In the coming decades, hot and dry conditions coupled with a rising population along the Nile River will reduce the amount of water available for residential, agricultural, and ecological uses. That’s the troubling conclusion of a new study led by Ethan Coffel, a fellow at the Neukom Institute for Computational Science.
“Climate extremes impact people,” says Coffel. “This study looks not only at high-level changes in temperature or rainfall, it also explains how those conditions will change life for real people.”
And those changes could alter the course of the Nile’s history in the not-too-distant future, according to findings by Coffel and Justin Mankin, an assistant professor of geography and senior researcher for the project, and colleagues. “The Nile has served as an oasis for water, food, commerce, transportation, and energy for thousands of years. But we show that the river won’t be able to consistently provide all of those competing services in the future,” says Mankin.
The Dartmouth research focused on the Upper Nile Basin, the chronically water-stressed region that includes western Ethiopia, South Sudan, and Uganda. Nearly all of the rain that feeds the Nile’s northward flow to Egypt and the Mediterranean Sea falls in this area.
The problem is that the Upper Nile Basin is being affected by two seemingly contradictory effects of climate change. On the one hand, using a mix of available climate models, the study predicts an increase in regional precipitation for the remainder of this century. The projected upward trend in precipitation comes as a result of increased atmospheric moisture normally associated with warming.
At the same time, however, the study finds that hot and dry years in the region have become more frequent over the past four decades. This trend is projected to continue throughout the century with the frequency of hot and dry years as much as tripling.

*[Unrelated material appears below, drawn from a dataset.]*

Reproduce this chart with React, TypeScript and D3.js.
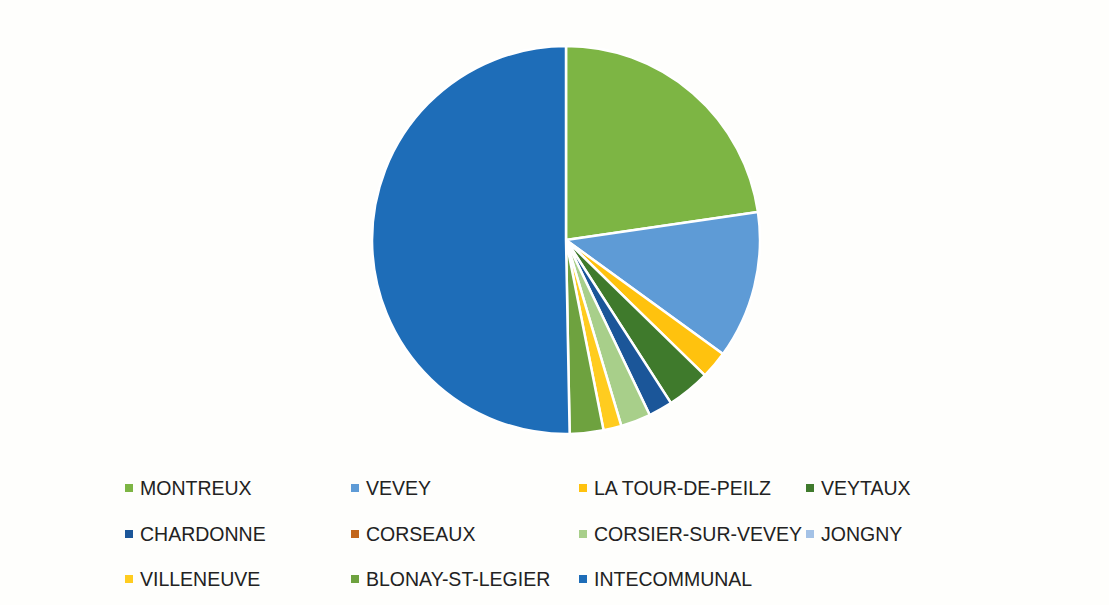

Further complicating conditions, population in the region is projected to nearly double by 2080, which will impose additional demands on water resources.
As a result, the study finds, increased evaporation from higher temperatures combined with the doubling of runoff demand from a larger population will counteract any projected increase in rainfall. The trend of increased precipitation will simply be too slow to result in significant changes in runoff over the time periods studied.
“At first glance you would expect more rain to reduce scarcity, but not on the Nile. The dice are loaded for additional hot and dry years in the future, meaning increasing shocks to households because of crop yield declines, and less water available to make households resilient against warming temperatures,” says Mankin.
According to the study, annual demand for water runoff from the Nile will regularly exceed supply by 2030, causing the percentage of the Upper Nile population expected to suffer from water scarcity to rise sharply. By 2080, the study estimates that as much as 65 percent of the regional population—250 million people—could face chronic water scarcity during excessively hot and dry years.
“The Nile Basin is one of several fast-growing, predominantly agricultural regions that are really on the brink of severe water scarcity,” says Coffel. “Environmental stresses could easily contribute to migration—and even conflict.”